The boundary is simple. The model proposes. The execution layer checks whether the proposal is executable. Mineflayer reads and changes the world. Success belongs to the execution record, not the model text.

That explains why the repository now contains a lot of dry machinery. If the model only writes “move east” as a reason but does not provide a position or a bounded scouting direction, the action does not run. If the same action fails for the same reason repeatedly, the next identical attempt is blocked before another Minecraft call. Memory can influence the next judgment, but it cannot prove physical progress.

None of this is flashy. It is the layer I needed in 2024 and did not have. When a run fails, I can now separate a bad model choice, a missing pre-execution check, a Mineflayer failure, and an overconfident result checker or report.

Building a place

The current work is near the goal “build a home for yourself.” That sounds like a house-building agent. There is even an action called buildBasicShelter. But this goal is more of a test case for the broader structure than the final product.

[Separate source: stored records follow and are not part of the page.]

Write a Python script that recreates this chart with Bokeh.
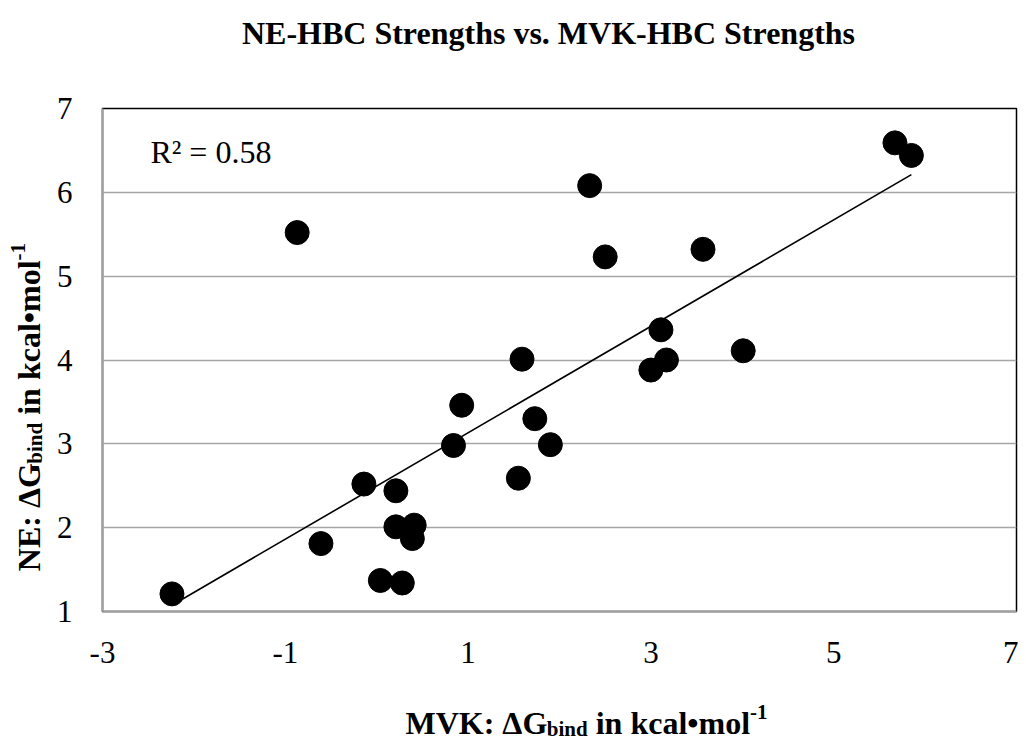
import numpy as np
from math import pi
from bokeh.plotting import figure
from bokeh.models import Label, FixedTicker, Range1d
from bokeh.layouts import column, row
from bokeh.embed import file_html
from bokeh.resources import INLINE

# ---- data ----
title_text = "NE-HBC Strengths vs. MVK-HBC Strengths"
mvk = [-2.24, -0.87, -0.61, -0.14, 0.04, 0.21, 0.21, 0.28, 0.39, 0.41,
       0.84, 0.93, 1.55, 1.59, 1.73, 1.90, 2.33, 2.50, 3.00, 3.11,
       3.17, 3.57, 4.01, 5.67, 5.85]
ne = [1.21, 5.52, 1.81, 2.52, 1.37, 2.01, 2.44, 1.34, 1.87, 2.03,
      2.98, 3.46, 2.59, 4.01, 3.30, 2.99, 6.08, 5.23, 3.88, 4.36,
      4.00, 5.32, 4.11, 6.59, 6.44]
x_ticks = [-3, -1, 1, 3, 5, 7]
x_tick_labels = ["-3", "-1", "1", "3", "5", "7"]
y_ticks = [1, 2, 3, 4, 5, 6, 7]
y_tick_labels = ["1", "2", "3", "4", "5", "6", "7"]
r2_text = "R² = 0.58"
x_title = [("MVK: ΔG", "main"), ("bind", "sub"), (" in kcal•mol", "main"), ("-1", "sup")]
y_title = [("NE: ΔG", "main"), ("bind", "sub"), (" in kcal•mol", "main"), ("-1", "sup")]

SERIF = "Liberation Serif"
TOTAL_W, TOTAL_H = 1018, 739
TOP_H = 68          # title strip
MID_H = 612         # plot row
BOT_H = TOTAL_H - TOP_H - MID_H
YL_W = 53           # y-title strip
P_W = TOTAL_W - YL_W

# frame edges in page px
FL, FT, FR, FB = 100, 108, 1016, 611


def strip(w, h):
    f = figure(width=w, height=h, x_range=Range1d(0, w), y_range=Range1d(0, h),
               x_axis_type=None, y_axis_type=None, output_backend="svg",
               toolbar_location=None)
    f.min_border_left = f.min_border_right = 0
    f.min_border_top = f.min_border_bottom = 0
    f.outline_line_color = None
    f.background_fill_color = "white"
    f.border_fill_color = "white"
    return f


def lab(fig, text, x, y, size, bold=True, angle=0.0, xo=0.0, yo=0.0, align="left"):
    fig.add_layout(Label(x=x, y=y, text=text.replace(" ", "\u00a0"), text_font=SERIF,
                         text_font_size=f"{size}px",
                         text_font_style="bold" if bold else "normal",
                         text_color="black", text_align=align,
                         text_baseline="alphabetic", angle=angle,
                         x_offset=xo, y_offset=yo))


WID = {' ': 250, ':': 333, 'M': 944, 'V': 722, 'K': 778, 'N': 722, 'E': 667,
       'Δ': 612, 'G': 778, 'b': 556, 'i': 278, 'n': 556, 'd': 556, 'k': 556,
       'c': 444, 'a': 500, 'l': 278, '•': 350, 'm': 833, 'o': 500, '-': 333,
       '1': 500}


def tw(s, size):
    return sum(WID.get(c, 500) for c in s) / 1000.0 * size


F, S = 32, 21
SIZE = {"main": F, "sub": S, "sup": S}
SHIFT = {"main": 0, "sub": -6, "sup": 11}
BL = 11   # empirical baseline correction of Label text (px)

# ---- main plot ----
p = figure(width=P_W, height=MID_H, output_backend="svg", toolbar_location=None,
           x_range=Range1d(-3, 7), y_range=Range1d(1, 7))
p.min_border_left = FL - YL_W
p.min_border_right = TOTAL_W - FR
p.min_border_top = FT - TOP_H
p.min_border_bottom = TOP_H + MID_H - FB
p.background_fill_color = "white"
p.border_fill_color = "white"
p.outline_line_color = "black"
p.outline_line_width = 1.5

for ax in (p.xaxis[0], p.yaxis[0]):
    ax.axis_line_color = "#a0a0a0"
    ax.axis_line_width = 2
    ax.major_tick_line_color = None
    ax.minor_tick_line_color = None
    ax.major_tick_out = 0
    ax.major_tick_in = 0
    ax.major_label_text_font = SERIF
    ax.major_label_text_font_size = "31px"
    ax.major_label_text_color = "black"
p.xaxis.ticker = FixedTicker(ticks=x_ticks)
p.yaxis.ticker = FixedTicker(ticks=y_ticks)
p.xaxis.major_label_overrides = {t: s for t, s in zip(x_ticks, x_tick_labels)}
p.yaxis.major_label_overrides = {t: s for t, s in zip(y_ticks, y_tick_labels)}
p.xaxis.major_label_standoff = 30
p.yaxis.major_label_standoff = 30
p.xgrid.grid_line_color = None
p.ygrid.grid_line_color = "#a6a6a6"
p.ygrid.grid_line_width = 1.6

p.scatter(mvk, ne, size=24, color="black")

# linear trendline fitted to the data
slope, icpt = np.polyfit(mvk, ne, 1)
xs = np.array([min(mvk), max(mvk)])
p.line(xs, slope * xs + icpt, line_color="black", line_width=1.6)

# R^2 annotation (page px 148, baseline 162)
lab(p, r2_text, -3 + (148 - FL) * 10.0 / (FR - FL),
    1 + (FB - (162 - BL)) * 6.0 / (FB - FT), 32, bold=False)

# ---- title strip ----
top = strip(TOTAL_W, TOP_H)
lab(top, title_text, 548, TOP_H - (43 - BL), 32, align="center")

# ---- y title strip (rotated) ----
left = strip(YL_W, MID_H)
off = 0.0
for t, kind in y_title:
    lab(left, t, 40 - 12, 49, SIZE[kind], angle=pi / 2,
        xo=-SHIFT[kind], yo=off)
    off += tw(t, SIZE[kind])

# ---- x title strip ----
bot = strip(TOTAL_W, BOT_H)
off = 0.0
for t, kind in x_title:
    lab(bot, t, 405, TOTAL_H - (733 - BL), SIZE[kind], xo=off, yo=SHIFT[kind])
    off += tw(t, SIZE[kind])

layout = column(top, row(left, p), bot)
open("out.html", "w").write(file_html(layout, INLINE))
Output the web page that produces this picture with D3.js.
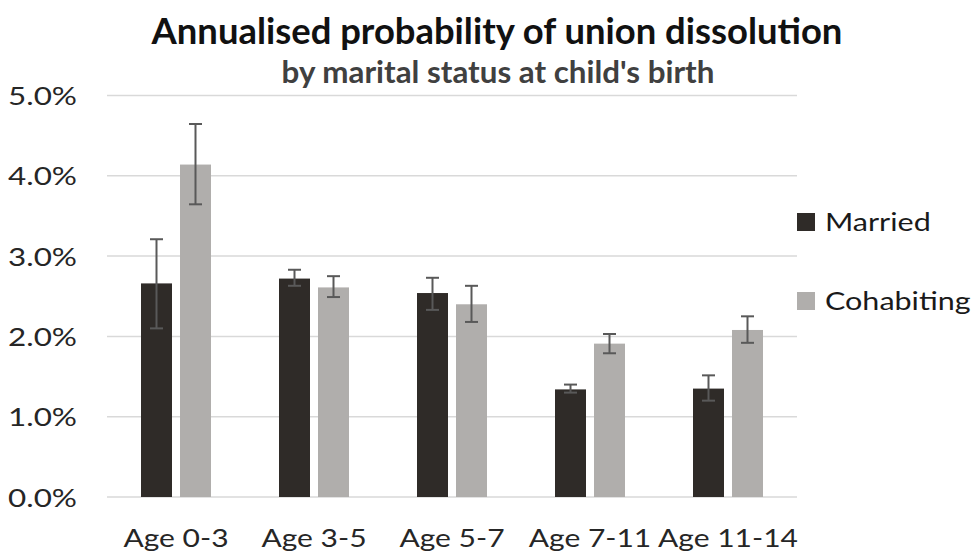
<!DOCTYPE html>
<html><head><meta charset="utf-8">
<script src="https://cdn.jsdelivr.net/npm/d3@7"></script>
<style>body{margin:0;background:#fff}svg{display:block}</style>
</head><body>
<svg id="c" width="972" height="556"></svg>
<script>
const categories = ["Age 0-3","Age 3-5","Age 5-7","Age 7-11","Age 11-14"];
const seriesNames = ["Married","Cohabiting"];
const married = [2.66, 2.72, 2.54, 1.34, 1.35];
const marriedLow = [2.10, 2.63, 2.33, 1.30, 1.20];
const marriedHigh = [3.21, 2.83, 2.73, 1.40, 1.515];
const cohabiting = [4.14, 2.61, 2.40, 1.91, 2.08];
const cohabitingLow = [3.645, 2.49, 2.18, 1.79, 1.92];
const cohabitingHigh = [4.645, 2.75, 2.63, 2.03, 2.25];
const yTicks = [0,1,2,3,4,5];
const colors = ["#2f2b28","#b0aeac"];

const svg = d3.select("#c");
const font = "Lato, 'Open Sans', sans-serif";
const x = d3.scaleBand().domain(categories).range([107,797]);
const y = d3.scaleLinear().domain([0,5]).range([497,95.5]);
function stretch(sel,k){sel.each(function(){const L=this.getComputedTextLength(); d3.select(this).attr("textLength",L*k).attr("lengthAdjust","spacingAndGlyphs");});}

// gridlines
svg.append("g").selectAll("line").data(yTicks).join("line")
  .attr("x1",107).attr("x2",797)
  .attr("y1",d=>y(d)).attr("y2",d=>y(d))
  .attr("stroke","#d9d9d9").attr("stroke-width",1.5);

// y labels
const yl = svg.append("g").selectAll("text").data(yTicks).join("text")
  .attr("x",77).attr("y",d=>y(d)+9.5)
  .attr("text-anchor","end").attr("font-family",font).attr("font-size",25.5)
  .attr("fill","#262626").text(d=>d.toFixed(1)+"%");
stretch(yl,1.23);

// x labels
const xl = svg.append("g").selectAll("text").data(categories).join("text")
  .attr("x",d=>x(d)+x.bandwidth()/2).attr("y",547)
  .attr("text-anchor","middle").attr("font-family",font).attr("font-size",25)
  .attr("fill","#262626").text(d=>d);
stretch(xl,1.2);

const series = [
  {name:seriesNames[0], v:married, lo:marriedLow, hi:marriedHigh, off:-19.5},
  {name:seriesNames[1], v:cohabiting, lo:cohabitingLow, hi:cohabitingHigh, off:19.5}
];
const bw = 31;
series.forEach((s,si)=>{
  const g = svg.append("g");
  g.selectAll("rect").data(categories).join("rect")
    .attr("x",(d)=>x(d)+x.bandwidth()/2+s.off-bw/2)
    .attr("y",(d,i)=>y(s.v[i]))
    .attr("width",bw)
    .attr("height",(d,i)=>y(0)-y(s.v[i]))
    .attr("fill",colors[si]);
  const e = svg.append("g").attr("stroke","#595959").attr("stroke-width",2);
  categories.forEach((d,i)=>{
    const cx = x(d)+x.bandwidth()/2+s.off;
    e.append("line").attr("x1",cx).attr("x2",cx).attr("y1",y(s.hi[i])).attr("y2",y(s.lo[i]));
    e.append("line").attr("x1",cx-6.5).attr("x2",cx+6.5).attr("y1",y(s.hi[i])).attr("y2",y(s.hi[i]));
    e.append("line").attr("x1",cx-6.5).attr("x2",cx+6.5).attr("y1",y(s.lo[i])).attr("y2",y(s.lo[i]));
  });
});

// legend
const leg = svg.append("g");
series.forEach((s,si)=>{
  const base = [231,310][si];
  leg.append("rect").attr("x",797).attr("y",base-18).attr("width",18).attr("height",18).attr("fill",colors[si]);
  const lt = leg.append("text").attr("x",825).attr("y",base).attr("font-family",font).attr("font-size",25)
    .attr("fill","#1a1a1a").text(s.name);
  stretch(lt,1.22);
});

// titles
const t = svg.append("text").attr("x",497).attr("y",44).attr("text-anchor","middle")
  .attr("font-family",font).attr("font-weight","bold").attr("font-size",31).attr("fill","#111")
  .text("Annualised probability of union dissolution");
const st = svg.append("text").attr("x",498).attr("y",83).attr("text-anchor","middle")
  .attr("font-family",font).attr("font-weight","bold").attr("font-size",23).attr("fill","#404040")
  .text("by marital status at child's birth");
function fit(sel,w){const L=sel.node().getComputedTextLength(); const fs=+sel.attr("font-size"); sel.attr("font-size",fs*w/L);}
fit(t,691); fit(st,433);
</script>
</body></html>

Recently I checked small actions that seem necessary for that goal by running them one by one. Placing a crafting table, mining cobblestone, building a simple shelter, and using a shared chest are examples. The current code exposes 14 such actions, and all 14 produced the expected execution result in those checks. By “result”, I do not mean that the model wrote a success sentence. I mean that inventory, block state, or another Minecraft-side record changed as expected.

Turning that into the identity of the project would be a mistake. Home, base, shelter, and storage are things an actor may care about in a particular situation. They are not the runtime architecture. This goal is useful because it puts several boring actions in the same run: gathering wood, crafting planks and sticks, placing a crafting table, mining cobblestone, using shared storage, asking another actor for something, and announcing a resource. That makes it a good test case. Memory, available actions, pre-execution checks, actual execution, result checking, and relationships all show up at once.

The runtime should not become a dedicated house planner. It should give the actor observation, memory, relationships, available actions, gates, and evidence so the model can choose a small next action from the current situation. If that layer is general enough, it can later support farming, trading, shared storage, conflict, and other social situations.

That is why passing those 14 action checks is not a victory lap. It means each action worked on its own in a small test environment where the preconditions were already prepared. Good, but not social simulation.

A longer run tells a similar story. I asked the system to continue for 100 action cycles, and it reached cycle 54 before stopping on a cleanup file-permission problem. I would not call that a success story. It still helped because the report did not claim broad completion without concrete support, and previous judgment plus memory were visible in later context.

Still small

The implementation is still mostly one actor. Multiple actors with separate long-term goals and memory are not really there yet. Social actions are still small pieces: approach, request, announce, handoff, wait. Conflict, danger, and richer relationship changes are mostly planned.

That is fine. I would rather keep the core loop small and end to end than build another large bridge layer on top of unstable behavior. Observation has to enter the loop, available actions have to be visible, the model has to propose a small action, the execution layer has to block or run it, Mineflayer results have to be recorded, and memory plus judgment have to reach the next cycle.

Once that loop is stable, adding more actors is reasonable. Without it, ten actors would probably just produce more logs.

The original dream is still there. I am trying to put evidence under it first.